▶ [The exercise]: Identify each line containing the word "React" and copy it.

▶ [Available records]:
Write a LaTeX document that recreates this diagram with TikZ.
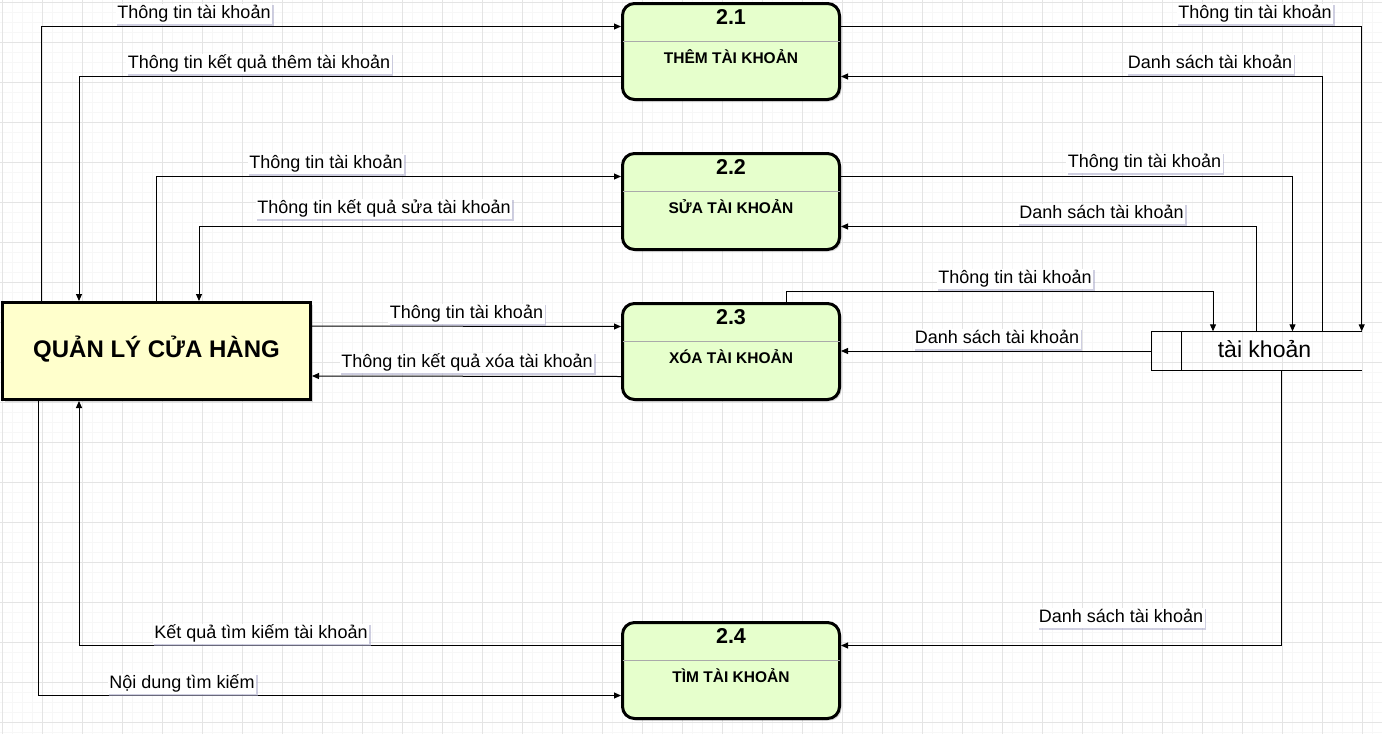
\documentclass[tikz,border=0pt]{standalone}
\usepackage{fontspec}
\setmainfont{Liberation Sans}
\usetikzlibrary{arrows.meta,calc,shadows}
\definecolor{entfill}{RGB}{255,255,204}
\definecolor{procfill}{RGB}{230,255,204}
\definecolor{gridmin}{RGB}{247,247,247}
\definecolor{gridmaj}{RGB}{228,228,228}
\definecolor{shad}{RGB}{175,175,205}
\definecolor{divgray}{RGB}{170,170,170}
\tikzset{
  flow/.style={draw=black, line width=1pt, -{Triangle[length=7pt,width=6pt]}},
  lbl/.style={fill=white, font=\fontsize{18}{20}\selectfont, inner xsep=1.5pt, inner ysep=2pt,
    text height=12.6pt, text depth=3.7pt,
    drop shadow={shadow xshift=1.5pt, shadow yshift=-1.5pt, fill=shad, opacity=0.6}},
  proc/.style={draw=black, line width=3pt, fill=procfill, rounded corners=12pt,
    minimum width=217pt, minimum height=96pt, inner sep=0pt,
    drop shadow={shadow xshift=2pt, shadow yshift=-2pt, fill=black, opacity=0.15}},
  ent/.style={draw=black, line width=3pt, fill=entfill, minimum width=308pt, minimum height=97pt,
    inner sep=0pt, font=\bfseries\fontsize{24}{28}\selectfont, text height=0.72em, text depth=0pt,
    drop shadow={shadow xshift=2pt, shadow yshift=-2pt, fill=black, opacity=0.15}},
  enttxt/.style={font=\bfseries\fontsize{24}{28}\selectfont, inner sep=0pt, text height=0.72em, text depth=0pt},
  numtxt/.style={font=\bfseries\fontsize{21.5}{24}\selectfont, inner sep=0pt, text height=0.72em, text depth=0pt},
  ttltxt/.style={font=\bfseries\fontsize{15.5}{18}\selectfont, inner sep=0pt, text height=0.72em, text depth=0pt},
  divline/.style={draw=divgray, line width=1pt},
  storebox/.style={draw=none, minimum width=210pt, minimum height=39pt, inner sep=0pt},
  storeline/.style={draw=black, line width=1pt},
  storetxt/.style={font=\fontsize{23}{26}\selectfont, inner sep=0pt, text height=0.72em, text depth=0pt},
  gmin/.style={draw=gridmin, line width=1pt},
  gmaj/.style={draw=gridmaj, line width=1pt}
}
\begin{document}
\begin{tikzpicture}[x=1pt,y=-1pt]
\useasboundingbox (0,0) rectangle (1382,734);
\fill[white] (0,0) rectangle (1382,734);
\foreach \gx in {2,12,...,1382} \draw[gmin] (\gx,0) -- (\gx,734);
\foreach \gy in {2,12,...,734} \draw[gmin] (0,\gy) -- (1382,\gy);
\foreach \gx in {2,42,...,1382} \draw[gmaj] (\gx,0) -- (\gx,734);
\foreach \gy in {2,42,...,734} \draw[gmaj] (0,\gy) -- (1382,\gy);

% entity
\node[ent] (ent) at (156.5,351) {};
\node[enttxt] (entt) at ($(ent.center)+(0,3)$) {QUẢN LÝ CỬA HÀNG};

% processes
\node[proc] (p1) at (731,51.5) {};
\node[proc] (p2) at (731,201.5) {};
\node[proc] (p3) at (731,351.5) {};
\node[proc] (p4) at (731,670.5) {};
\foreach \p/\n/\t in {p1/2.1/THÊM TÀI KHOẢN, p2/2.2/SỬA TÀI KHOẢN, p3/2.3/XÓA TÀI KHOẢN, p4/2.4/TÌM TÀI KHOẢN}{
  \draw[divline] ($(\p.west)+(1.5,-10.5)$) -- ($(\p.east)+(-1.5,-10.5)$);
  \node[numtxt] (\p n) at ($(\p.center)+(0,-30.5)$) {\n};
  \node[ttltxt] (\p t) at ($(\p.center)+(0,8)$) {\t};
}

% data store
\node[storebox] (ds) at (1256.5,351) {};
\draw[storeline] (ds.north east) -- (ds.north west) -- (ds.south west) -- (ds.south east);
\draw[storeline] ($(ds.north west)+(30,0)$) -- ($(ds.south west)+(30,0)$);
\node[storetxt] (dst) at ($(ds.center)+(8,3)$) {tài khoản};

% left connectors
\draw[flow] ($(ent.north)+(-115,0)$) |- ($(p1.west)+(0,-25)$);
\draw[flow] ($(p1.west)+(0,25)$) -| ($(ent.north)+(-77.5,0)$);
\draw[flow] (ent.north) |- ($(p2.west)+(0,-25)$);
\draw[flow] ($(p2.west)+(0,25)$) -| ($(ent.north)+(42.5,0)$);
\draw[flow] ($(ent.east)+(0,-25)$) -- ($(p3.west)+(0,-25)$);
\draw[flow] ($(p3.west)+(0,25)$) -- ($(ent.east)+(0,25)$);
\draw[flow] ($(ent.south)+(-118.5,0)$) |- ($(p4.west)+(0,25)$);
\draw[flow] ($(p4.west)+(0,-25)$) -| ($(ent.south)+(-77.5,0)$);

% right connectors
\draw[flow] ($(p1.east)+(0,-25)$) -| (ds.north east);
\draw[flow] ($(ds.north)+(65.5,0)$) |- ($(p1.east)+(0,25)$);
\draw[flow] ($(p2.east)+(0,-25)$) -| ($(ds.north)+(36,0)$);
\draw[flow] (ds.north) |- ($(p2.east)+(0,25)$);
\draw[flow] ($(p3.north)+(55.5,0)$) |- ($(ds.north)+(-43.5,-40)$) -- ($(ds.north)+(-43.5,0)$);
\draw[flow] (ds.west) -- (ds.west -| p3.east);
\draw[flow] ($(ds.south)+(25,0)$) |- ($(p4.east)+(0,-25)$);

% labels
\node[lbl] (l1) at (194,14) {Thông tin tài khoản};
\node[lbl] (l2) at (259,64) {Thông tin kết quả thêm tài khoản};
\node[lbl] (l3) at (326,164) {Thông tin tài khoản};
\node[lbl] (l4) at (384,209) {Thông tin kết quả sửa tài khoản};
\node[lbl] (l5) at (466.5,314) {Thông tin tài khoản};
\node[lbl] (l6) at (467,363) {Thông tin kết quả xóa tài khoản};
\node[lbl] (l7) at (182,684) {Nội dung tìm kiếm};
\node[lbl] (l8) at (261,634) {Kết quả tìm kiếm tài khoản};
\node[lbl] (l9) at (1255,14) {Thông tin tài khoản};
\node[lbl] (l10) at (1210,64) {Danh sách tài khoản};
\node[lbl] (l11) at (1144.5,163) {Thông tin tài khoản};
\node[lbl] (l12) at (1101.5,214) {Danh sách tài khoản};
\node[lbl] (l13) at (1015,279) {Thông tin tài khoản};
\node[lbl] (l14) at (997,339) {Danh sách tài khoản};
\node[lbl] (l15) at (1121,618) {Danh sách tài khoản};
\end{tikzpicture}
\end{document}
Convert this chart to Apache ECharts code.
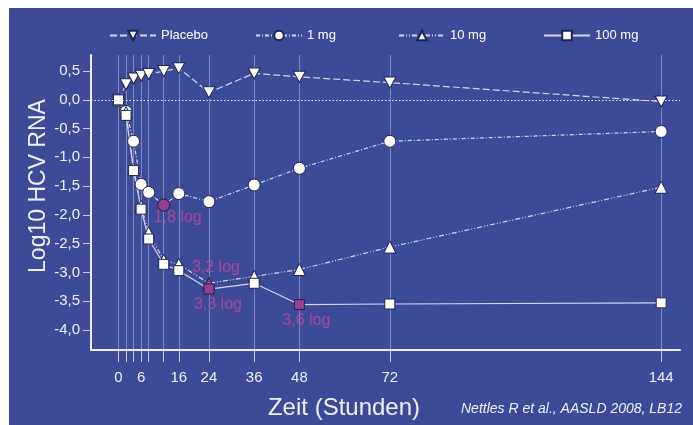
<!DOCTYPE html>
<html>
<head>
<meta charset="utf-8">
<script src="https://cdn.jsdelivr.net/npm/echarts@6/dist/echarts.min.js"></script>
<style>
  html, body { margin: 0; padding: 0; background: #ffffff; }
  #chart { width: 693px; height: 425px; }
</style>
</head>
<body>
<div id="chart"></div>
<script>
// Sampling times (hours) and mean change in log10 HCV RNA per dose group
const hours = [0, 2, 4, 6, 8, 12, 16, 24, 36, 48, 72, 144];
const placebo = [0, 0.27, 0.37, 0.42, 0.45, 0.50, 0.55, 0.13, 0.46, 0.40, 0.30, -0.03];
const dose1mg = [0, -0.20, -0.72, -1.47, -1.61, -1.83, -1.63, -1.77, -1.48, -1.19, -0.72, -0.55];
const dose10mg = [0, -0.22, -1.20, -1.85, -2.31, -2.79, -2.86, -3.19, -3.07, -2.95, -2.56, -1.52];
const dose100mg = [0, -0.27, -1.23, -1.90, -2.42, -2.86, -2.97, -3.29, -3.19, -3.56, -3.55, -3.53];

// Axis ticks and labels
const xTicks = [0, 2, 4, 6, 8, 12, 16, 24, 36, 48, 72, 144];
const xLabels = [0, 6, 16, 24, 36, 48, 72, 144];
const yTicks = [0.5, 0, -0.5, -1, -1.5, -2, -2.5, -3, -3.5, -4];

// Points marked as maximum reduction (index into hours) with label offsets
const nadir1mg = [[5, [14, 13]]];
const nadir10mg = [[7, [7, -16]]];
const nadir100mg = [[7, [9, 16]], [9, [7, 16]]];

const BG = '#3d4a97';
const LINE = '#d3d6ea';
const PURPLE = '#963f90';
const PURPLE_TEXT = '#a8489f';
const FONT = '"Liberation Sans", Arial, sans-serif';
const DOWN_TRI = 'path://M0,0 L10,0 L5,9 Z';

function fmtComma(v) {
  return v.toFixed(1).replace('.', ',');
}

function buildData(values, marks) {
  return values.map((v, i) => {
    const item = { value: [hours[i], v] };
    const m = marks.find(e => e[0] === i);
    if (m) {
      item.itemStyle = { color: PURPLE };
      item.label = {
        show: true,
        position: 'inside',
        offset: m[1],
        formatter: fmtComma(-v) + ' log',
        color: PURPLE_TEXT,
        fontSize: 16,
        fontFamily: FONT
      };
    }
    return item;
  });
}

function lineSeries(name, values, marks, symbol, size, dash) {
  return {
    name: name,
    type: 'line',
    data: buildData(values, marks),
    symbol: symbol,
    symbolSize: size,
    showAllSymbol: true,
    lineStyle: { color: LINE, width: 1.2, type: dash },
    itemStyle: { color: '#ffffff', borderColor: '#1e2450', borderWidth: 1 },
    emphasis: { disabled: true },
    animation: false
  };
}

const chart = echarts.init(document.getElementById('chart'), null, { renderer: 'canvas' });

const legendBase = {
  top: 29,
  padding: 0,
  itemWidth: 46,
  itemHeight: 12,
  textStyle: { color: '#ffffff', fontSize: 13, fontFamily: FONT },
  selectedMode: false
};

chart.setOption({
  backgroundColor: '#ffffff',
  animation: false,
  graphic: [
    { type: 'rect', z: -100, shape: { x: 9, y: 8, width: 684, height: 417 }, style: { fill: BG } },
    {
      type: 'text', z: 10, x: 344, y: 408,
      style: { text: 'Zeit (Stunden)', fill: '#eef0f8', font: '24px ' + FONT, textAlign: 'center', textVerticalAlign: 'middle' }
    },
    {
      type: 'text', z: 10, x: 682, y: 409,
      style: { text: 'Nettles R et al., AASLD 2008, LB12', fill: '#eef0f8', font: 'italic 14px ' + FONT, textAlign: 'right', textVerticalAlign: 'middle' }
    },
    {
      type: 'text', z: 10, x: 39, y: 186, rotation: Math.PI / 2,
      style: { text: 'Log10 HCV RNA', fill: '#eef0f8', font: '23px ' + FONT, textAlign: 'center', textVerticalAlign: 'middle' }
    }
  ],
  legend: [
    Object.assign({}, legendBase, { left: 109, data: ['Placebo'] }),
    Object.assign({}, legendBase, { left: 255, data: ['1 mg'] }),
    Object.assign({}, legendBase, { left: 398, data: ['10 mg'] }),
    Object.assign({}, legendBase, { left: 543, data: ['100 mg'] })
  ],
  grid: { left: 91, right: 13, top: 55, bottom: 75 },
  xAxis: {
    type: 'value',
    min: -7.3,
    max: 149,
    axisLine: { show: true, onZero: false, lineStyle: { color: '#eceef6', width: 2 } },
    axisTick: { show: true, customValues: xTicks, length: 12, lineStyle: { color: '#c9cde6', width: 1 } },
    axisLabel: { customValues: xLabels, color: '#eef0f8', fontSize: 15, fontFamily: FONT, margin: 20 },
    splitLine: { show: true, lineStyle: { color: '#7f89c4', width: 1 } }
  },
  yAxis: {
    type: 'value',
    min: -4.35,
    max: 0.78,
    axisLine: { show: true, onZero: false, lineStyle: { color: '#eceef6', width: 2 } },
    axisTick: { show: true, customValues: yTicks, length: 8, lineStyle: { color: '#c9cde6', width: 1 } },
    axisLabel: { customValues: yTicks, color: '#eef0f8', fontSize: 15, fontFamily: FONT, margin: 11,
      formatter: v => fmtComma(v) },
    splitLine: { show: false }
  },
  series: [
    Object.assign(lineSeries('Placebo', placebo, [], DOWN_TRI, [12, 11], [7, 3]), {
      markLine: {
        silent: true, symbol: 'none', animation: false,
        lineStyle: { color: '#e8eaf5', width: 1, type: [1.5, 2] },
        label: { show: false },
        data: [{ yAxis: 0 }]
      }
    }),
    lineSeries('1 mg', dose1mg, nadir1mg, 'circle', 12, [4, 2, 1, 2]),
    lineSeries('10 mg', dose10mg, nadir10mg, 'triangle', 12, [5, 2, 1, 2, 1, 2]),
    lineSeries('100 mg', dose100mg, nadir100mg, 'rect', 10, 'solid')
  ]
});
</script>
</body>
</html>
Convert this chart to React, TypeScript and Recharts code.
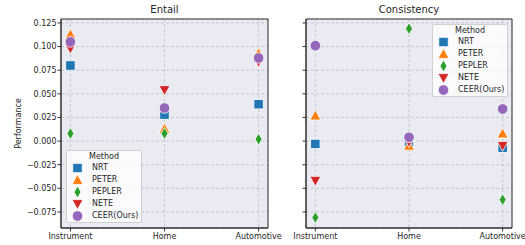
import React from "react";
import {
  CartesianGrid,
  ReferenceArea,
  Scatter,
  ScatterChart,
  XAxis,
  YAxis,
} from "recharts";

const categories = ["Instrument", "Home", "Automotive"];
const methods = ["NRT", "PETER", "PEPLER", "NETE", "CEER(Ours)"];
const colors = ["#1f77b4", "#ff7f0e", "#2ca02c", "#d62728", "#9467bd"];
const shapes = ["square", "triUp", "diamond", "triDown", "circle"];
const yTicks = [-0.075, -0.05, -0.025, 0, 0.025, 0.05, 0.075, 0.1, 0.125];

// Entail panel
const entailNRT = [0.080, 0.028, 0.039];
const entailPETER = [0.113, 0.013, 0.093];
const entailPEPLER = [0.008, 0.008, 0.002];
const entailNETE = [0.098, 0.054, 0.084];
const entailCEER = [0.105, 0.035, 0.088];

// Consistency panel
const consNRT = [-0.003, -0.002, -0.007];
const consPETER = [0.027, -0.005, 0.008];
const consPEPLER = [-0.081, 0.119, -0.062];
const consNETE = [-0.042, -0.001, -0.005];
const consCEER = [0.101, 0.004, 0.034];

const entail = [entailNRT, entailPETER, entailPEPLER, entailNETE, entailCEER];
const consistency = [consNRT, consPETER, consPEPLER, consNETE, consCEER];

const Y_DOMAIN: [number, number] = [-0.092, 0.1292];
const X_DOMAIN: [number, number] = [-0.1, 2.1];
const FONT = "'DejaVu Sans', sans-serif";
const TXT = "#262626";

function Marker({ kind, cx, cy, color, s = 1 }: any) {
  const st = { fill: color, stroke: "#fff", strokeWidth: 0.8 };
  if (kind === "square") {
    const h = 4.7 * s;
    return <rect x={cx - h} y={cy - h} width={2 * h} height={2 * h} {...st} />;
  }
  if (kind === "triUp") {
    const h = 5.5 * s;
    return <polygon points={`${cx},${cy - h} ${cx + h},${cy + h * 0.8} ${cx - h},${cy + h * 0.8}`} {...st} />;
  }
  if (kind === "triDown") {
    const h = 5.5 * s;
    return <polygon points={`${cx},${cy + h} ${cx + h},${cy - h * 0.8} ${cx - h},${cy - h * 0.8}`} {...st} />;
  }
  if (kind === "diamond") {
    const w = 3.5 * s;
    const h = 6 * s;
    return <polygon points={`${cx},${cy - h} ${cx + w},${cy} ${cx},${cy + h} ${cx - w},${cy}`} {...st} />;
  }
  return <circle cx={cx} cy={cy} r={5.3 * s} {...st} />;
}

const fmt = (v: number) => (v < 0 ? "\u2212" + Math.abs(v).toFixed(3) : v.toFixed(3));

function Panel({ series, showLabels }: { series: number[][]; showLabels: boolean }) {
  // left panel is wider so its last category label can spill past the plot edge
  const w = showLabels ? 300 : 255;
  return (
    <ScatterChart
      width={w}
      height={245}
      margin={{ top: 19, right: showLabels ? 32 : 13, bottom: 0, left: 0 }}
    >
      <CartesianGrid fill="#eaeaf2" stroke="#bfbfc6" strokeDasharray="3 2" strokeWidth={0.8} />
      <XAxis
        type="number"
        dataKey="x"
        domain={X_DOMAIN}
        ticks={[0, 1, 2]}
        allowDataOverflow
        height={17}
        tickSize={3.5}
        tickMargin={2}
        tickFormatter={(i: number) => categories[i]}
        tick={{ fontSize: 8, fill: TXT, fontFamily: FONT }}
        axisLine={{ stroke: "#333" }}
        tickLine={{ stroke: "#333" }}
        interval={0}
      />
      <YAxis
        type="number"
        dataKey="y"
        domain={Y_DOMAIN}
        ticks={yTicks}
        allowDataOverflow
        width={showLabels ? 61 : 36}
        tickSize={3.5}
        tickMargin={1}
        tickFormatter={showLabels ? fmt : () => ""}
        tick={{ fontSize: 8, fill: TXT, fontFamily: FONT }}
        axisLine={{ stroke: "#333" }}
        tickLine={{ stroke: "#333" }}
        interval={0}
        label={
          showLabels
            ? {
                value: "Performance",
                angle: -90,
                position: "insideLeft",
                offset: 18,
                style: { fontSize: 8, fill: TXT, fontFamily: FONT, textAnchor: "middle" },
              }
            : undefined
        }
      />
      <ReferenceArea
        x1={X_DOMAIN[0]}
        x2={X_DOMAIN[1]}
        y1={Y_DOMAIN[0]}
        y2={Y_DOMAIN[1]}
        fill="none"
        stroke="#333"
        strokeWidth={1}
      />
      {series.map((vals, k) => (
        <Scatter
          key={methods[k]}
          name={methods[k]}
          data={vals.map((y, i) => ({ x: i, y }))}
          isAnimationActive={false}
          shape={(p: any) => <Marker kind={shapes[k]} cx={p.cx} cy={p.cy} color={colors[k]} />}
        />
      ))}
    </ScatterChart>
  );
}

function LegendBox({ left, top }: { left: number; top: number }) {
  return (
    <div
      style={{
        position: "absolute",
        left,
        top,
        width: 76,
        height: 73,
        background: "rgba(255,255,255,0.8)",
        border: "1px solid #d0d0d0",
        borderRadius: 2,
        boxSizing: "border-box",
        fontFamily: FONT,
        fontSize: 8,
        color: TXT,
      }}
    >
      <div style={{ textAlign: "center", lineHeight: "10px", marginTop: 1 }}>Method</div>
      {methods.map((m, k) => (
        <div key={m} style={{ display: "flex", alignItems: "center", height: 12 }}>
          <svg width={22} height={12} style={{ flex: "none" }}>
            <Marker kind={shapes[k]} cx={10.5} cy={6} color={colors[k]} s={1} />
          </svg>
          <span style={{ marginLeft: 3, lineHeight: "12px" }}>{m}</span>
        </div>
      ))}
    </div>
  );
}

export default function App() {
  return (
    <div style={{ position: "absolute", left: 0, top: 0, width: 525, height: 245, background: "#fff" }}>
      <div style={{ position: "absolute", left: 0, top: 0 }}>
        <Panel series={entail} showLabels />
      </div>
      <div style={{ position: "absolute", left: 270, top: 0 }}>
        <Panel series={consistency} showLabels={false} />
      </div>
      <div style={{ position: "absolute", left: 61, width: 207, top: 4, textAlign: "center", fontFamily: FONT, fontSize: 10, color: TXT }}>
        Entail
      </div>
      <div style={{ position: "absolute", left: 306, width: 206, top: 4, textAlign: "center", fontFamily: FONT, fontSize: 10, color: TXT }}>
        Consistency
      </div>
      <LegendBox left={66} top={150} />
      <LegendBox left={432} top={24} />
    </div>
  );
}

▶ [Exercise output]:
Convert this chart to React, TypeScript and Recharts code.
import React from "react";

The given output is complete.